No relatório, divulgado esta quinta-feira, a Administração norte-americana é instada a implementar os mecanismos necessários para garantir que os sobreviventes possam exercer o direito à reparação plena e efetiva. “As autoridades dos EUA precisam de controlar a violência com armas e garantir que os sobreviventes tenham o apoio necessário para enfrentar os danos que sofreram e reconstruírem as suas vidas”, nota Sanhita Ambast.

Sistema sem resposta

A ausência de programas direcionados para atender as necessidades de reabilitação obriga as vítimas a procurar cuidados médicos e apoio psicológico através do sistema geral de saúde. O caso de Megan Hobson, que tinha 16 anos quando foi atingida no meio de um fogo cruzado em Miami, no ano de 2012, é paradigmático. Apesar de ter sobrevivido, tem vários problemas de saúde, como mobilidade reduzida, complicações no útero relacionadas com os fragmentos de bala e sequelas psicológicas.
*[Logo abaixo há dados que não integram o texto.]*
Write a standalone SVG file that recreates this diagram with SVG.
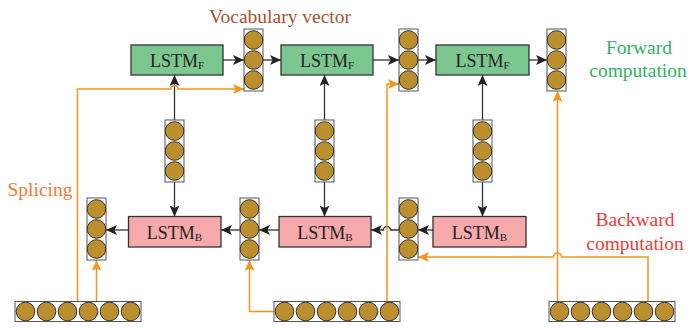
<svg xmlns="http://www.w3.org/2000/svg" width="688" height="329" viewBox="0 0 688 329">
  <style>
    .fwd { fill: #7cc68f; stroke: #333; stroke-width: 1.3; }
    .bwd { fill: #f5a9ab; stroke: #333; stroke-width: 1.3; }
    .vec { fill: #fff; stroke: #555; stroke-width: 1; }
    .dot { fill: #bb8e2e; stroke: #333; stroke-width: 1; }
    text { font-family: 'Liberation Serif', 'DejaVu Serif', serif; }
    .lbl { font-size: 18px; fill: #222; text-anchor: middle; }
    .sub { font-size: 11px; }
    .cap { font-size: 19.5px; text-anchor: middle; }
    .blk { fill: none; stroke: #333; stroke-width: 1.3; marker-end: url(#ab); }
    .org { fill: none; stroke: #f7941d; stroke-width: 1.5; }
    .orgA { marker-end: url(#ao); }
  </style>
  <defs>
    <marker id="ab" markerUnits="userSpaceOnUse" markerWidth="11" markerHeight="10" viewBox="0 0 11 10" refX="11" refY="5" orient="auto">
      <path d="M0,0 L11,5 L0,10 L2.5,5 z" fill="#222"/>
    </marker>
    <marker id="ao" markerUnits="userSpaceOnUse" markerWidth="11" markerHeight="10" viewBox="0 0 11 10" refX="11" refY="5" orient="auto">
      <path d="M0,0 L11,5 L0,10 L2.5,5 z" fill="#f7941d"/>
    </marker>
    <!-- three-cell vertical vector -->
    <g id="v3">
      <rect class="vec" x="0" y="0" width="19" height="62"/>
      <circle class="dot" cx="9.5" cy="11" r="9.3"/>
      <circle class="dot" cx="9.5" cy="31" r="9.3"/>
      <circle class="dot" cx="9.5" cy="51" r="9.3"/>
    </g>
    <!-- six-cell horizontal word vector -->
    <g id="h6">
      <rect class="vec" x="0" y="0" width="126" height="20"/>
      <circle class="dot" cx="10.5" cy="10" r="9.3"/>
      <circle class="dot" cx="31.5" cy="10" r="9.3"/>
      <circle class="dot" cx="52.5" cy="10" r="9.3"/>
      <circle class="dot" cx="73.5" cy="10" r="9.3"/>
      <circle class="dot" cx="94.5" cy="10" r="9.3"/>
      <circle class="dot" cx="115.5" cy="10" r="9.3"/>
    </g>
  </defs>

  <rect width="688" height="329" fill="#fff"/>

  <!-- connectors -->
  <g id="connectors">
    <!-- forward chain -->
    <path class="blk" d="M223,60 H244"/>
    <path class="blk" d="M263,60 H281"/>
    <path class="blk" d="M373,60 H399"/>
    <path class="blk" d="M418,60 H436"/>
    <path class="blk" d="M529,60 H547"/>
    <!-- middle vectors to forward / backward cells -->
    <path class="blk" d="M174.5,120 V75"/>
    <path class="blk" d="M174.5,182 V216.5"/>
    <path class="blk" d="M324.5,120 V75"/>
    <path class="blk" d="M324.5,182 V216.5"/>
    <path class="blk" d="M482.5,120 V75"/>
    <path class="blk" d="M482.5,182 V216.5"/>
    <!-- backward chain -->
    <path class="blk" d="M433,230 H418"/>
    <path class="blk" d="M399,230 H390.5 A3.5,3.5 0 0 0 383.5,230 H371"/>
    <path class="blk" d="M279,230 H259"/>
    <path class="blk" d="M240,230 H221"/>
    <path class="blk" d="M128.5,230 H106"/>
    <!-- splicing paths from word vectors -->
    <path class="org orgA" d="M77.5,302 V89 H171 A3.5,3.5 0 0 1 178,89 H244"/>
    <path class="org orgA" d="M96.5,302 V260"/>
    <path class="org orgA" d="M274,311.5 H249.5 V260"/>
    <path class="org orgA" d="M387,302 V84 H399"/>
    <path class="org orgA" d="M557.5,302 V91"/>
    <path class="org orgA" d="M648,302 V257 H561.5 A4,4 0 0 0 553.5,257 H418"/>
  </g>

  <!-- forward LSTM cells -->
  <g id="lstm-f1">
    <rect class="fwd" x="131" y="45" width="92" height="30"/>
    <text class="lbl" x="177" y="67">LSTM<tspan class="sub" dy="2">F</tspan></text>
  </g>
  <g id="lstm-f2">
    <rect class="fwd" x="281" y="45" width="92" height="30"/>
    <text class="lbl" x="327" y="67">LSTM<tspan class="sub" dy="2">F</tspan></text>
  </g>
  <g id="lstm-f3">
    <rect class="fwd" x="436" y="45" width="93" height="30"/>
    <text class="lbl" x="482.5" y="67">LSTM<tspan class="sub" dy="2">F</tspan></text>
  </g>

  <!-- forward output vectors -->
  <g id="vec-f1"><use href="#v3" x="244" y="29"/></g>
  <g id="vec-f2"><use href="#v3" x="399" y="29"/></g>
  <g id="vec-f3"><use href="#v3" x="547" y="29"/></g>

  <!-- hidden vectors between directions -->
  <g id="vec-m1"><use href="#v3" x="165" y="120"/></g>
  <g id="vec-m2"><use href="#v3" x="315" y="120"/></g>
  <g id="vec-m3"><use href="#v3" x="473" y="120"/></g>

  <!-- backward LSTM cells -->
  <g id="lstm-b1">
    <rect class="bwd" x="128.5" y="216.5" width="92.5" height="30.5"/>
    <text class="lbl" x="174.5" y="238.5">LSTM<tspan class="sub" dy="2">B</tspan></text>
  </g>
  <g id="lstm-b2">
    <rect class="bwd" x="279" y="216.5" width="92" height="30.5"/>
    <text class="lbl" x="325" y="238.5">LSTM<tspan class="sub" dy="2">B</tspan></text>
  </g>
  <g id="lstm-b3">
    <rect class="bwd" x="433" y="216.5" width="93" height="30.5"/>
    <text class="lbl" x="479.5" y="238.5">LSTM<tspan class="sub" dy="2">B</tspan></text>
  </g>

  <!-- backward output vectors -->
  <g id="vec-b1"><use href="#v3" x="87" y="198"/></g>
  <g id="vec-b2"><use href="#v3" x="240" y="198"/></g>
  <g id="vec-b3"><use href="#v3" x="399" y="198"/></g>

  <!-- word input vectors -->
  <g id="word-1"><use href="#h6" x="15" y="301.5"/></g>
  <g id="word-2"><use href="#h6" x="274" y="301.5"/></g>
  <g id="word-3"><use href="#h6" x="549" y="301.5"/></g>

  <!-- captions -->
  <g id="captions">
    <text class="cap" x="280" y="22.5" fill="#a3552f">Vocabulary vector</text>
    <text class="cap" x="639" y="54" fill="#2fb35e">Forward</text>
    <text class="cap" x="638" y="77" fill="#2fb35e">computation</text>
    <text class="cap" x="40" y="196" fill="#f07c3c">Splicing</text>
    <text class="cap" x="635" y="226" fill="#ee3d35">Backward</text>
    <text class="cap" x="635" y="250" fill="#ee3d35">computation</text>
  </g>
</svg>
“Não tinha nada que ver com aquela situação. Estava no sítio errado, à hora errada”

Megan Hobson, sobrevivente

“Eu fui a vítima, não tinha nada que ver com aquela situação. Estava no sítio errado, à hora errada”, desabafa esta mulher, que se encontra numa situação de endividamento para fazer face a todas as despesas relacionadas com o incidente.

Outro caso analisado é o de Jamie Williford, baleada nas costas aos 16 anos, em 2009. Paralisada e dependente de uma cadeira de rodas, tem necessidades contínuas de saúde e o Medicaid – um programa governamental de saúde para pessoas com baixos rendimentos – nem sempre cobre os cuidados que procura.

Jamie Williford viu-se ainda sozinha e desamparada quando, após o incidente, foi colocada numa instituição de cuidados para adultos, sem acesso a apoio psicológico, educação ou ajuda especializada, já que se tratava de uma criança com necessidade de utilizar cadeira de rodas. Ao completar 18 anos, foi obrigada a viver em casas partilhadas, desadaptadas para pessoas com mobilidade reduzida. Este problema é partilhado por outras vítimas que a Amnistia Internacional ouviu.

Burocracia sufocante

Para quem é de um ambiente mais instável ou não está acostumado a lidar com o sistema de saúde, o caminho é tortuoso. ​​A isto juntam-se as mudanças familiares ou na situação laboral.

“Se quiser obter mais cuidados ou qualquer cobertura [Medicare], começam a perguntar se já trabalhou. Se responder ‘sim’, pedem recibos dos últimos seis meses, certidão de nascimento, cartão de segurança social. Querem tudo e nós não temos isso”

Irmão de uma vítima de tiroteio

O irmão de um homem baleado explicou à Amnistia Internacional o processo pelo qual teve de passar: “Se quiser obter mais cuidados ou qualquer cobertura [Medicare], começam a perguntar se já trabalhou. Se responder ‘sim’, pedem recibos dos últimos seis meses, certidão de nascimento, cartão de segurança social. Querem tudo e nós não temos isso”, relata.

Os pedidos de compensação também obrigam à apresentação de muitos documentos e comprovativos. Esta situação é particularmente difícil quando as vítimas estão a recuperar de lesões graves ou mudam as suas vidas.

Em 2017, o motivo mais comum para a recusa ou o arquivamento de um pedido de indemnização, em todos os estados norte-americanos, era a falta de cumprimento de todos os requisitos necessários. A falta de informação e as regras rigorosas de elegibilidade também constituíam obstáculos.